Problem to solve
Please copy the lines below exactly, from the first one through the line showing "import seaborn as sns".
::: Data provided
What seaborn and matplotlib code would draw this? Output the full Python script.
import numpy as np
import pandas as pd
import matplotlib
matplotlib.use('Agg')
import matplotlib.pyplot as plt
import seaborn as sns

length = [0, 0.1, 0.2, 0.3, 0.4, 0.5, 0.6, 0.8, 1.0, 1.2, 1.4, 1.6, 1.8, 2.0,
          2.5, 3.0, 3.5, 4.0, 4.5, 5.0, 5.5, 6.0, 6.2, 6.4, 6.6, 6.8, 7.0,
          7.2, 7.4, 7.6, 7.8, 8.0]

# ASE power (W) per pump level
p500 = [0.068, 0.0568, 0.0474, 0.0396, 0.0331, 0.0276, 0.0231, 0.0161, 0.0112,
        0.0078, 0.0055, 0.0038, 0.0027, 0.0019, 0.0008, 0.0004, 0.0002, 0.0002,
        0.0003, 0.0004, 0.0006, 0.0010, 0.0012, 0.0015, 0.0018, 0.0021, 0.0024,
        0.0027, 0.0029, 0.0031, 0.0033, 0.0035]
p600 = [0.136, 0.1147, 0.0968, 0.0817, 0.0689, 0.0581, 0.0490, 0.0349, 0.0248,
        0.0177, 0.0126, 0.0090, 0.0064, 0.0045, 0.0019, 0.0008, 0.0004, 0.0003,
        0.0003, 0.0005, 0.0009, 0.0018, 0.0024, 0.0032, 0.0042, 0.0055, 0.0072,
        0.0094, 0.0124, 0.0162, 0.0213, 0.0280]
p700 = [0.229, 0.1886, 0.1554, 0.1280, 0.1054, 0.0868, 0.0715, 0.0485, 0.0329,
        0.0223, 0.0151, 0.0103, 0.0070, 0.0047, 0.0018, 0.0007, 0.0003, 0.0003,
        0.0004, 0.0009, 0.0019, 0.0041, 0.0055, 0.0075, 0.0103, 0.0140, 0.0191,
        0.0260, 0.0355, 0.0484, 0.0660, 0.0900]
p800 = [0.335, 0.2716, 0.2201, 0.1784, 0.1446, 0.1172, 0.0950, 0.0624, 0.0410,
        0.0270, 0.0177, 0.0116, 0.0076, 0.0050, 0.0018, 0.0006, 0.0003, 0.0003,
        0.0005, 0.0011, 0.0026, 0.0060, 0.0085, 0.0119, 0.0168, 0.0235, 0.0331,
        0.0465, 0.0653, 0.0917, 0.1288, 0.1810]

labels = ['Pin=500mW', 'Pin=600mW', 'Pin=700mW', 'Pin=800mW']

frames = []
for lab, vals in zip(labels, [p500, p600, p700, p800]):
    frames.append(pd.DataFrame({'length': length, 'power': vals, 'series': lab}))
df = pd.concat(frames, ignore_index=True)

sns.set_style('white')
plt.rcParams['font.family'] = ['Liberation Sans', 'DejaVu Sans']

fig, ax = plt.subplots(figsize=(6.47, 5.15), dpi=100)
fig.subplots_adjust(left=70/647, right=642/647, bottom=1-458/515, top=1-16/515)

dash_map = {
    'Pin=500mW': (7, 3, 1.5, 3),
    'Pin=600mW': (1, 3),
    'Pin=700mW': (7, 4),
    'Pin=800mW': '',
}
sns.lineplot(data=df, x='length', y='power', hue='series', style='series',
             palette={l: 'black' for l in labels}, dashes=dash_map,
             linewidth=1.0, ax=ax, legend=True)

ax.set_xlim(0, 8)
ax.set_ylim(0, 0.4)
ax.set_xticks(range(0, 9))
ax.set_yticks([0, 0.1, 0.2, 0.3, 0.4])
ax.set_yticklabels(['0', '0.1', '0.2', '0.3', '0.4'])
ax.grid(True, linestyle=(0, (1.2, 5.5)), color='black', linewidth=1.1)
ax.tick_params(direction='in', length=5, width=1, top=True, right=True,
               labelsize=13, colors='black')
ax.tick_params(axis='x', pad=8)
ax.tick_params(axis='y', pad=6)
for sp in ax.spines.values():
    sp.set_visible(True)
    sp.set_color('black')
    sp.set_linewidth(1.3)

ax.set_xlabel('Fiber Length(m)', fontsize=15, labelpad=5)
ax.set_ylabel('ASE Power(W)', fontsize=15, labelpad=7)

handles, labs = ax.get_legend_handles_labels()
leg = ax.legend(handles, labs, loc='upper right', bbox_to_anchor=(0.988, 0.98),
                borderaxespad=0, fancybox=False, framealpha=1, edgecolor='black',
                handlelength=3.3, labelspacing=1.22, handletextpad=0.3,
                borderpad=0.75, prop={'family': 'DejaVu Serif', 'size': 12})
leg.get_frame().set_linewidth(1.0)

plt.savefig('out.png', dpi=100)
::::::
Solution for this problem
What seaborn and matplotlib code would draw this? Output the full Python script.
import numpy as np
import pandas as pd
import matplotlib
matplotlib.use('Agg')
import matplotlib.pyplot as plt
import seaborn as sns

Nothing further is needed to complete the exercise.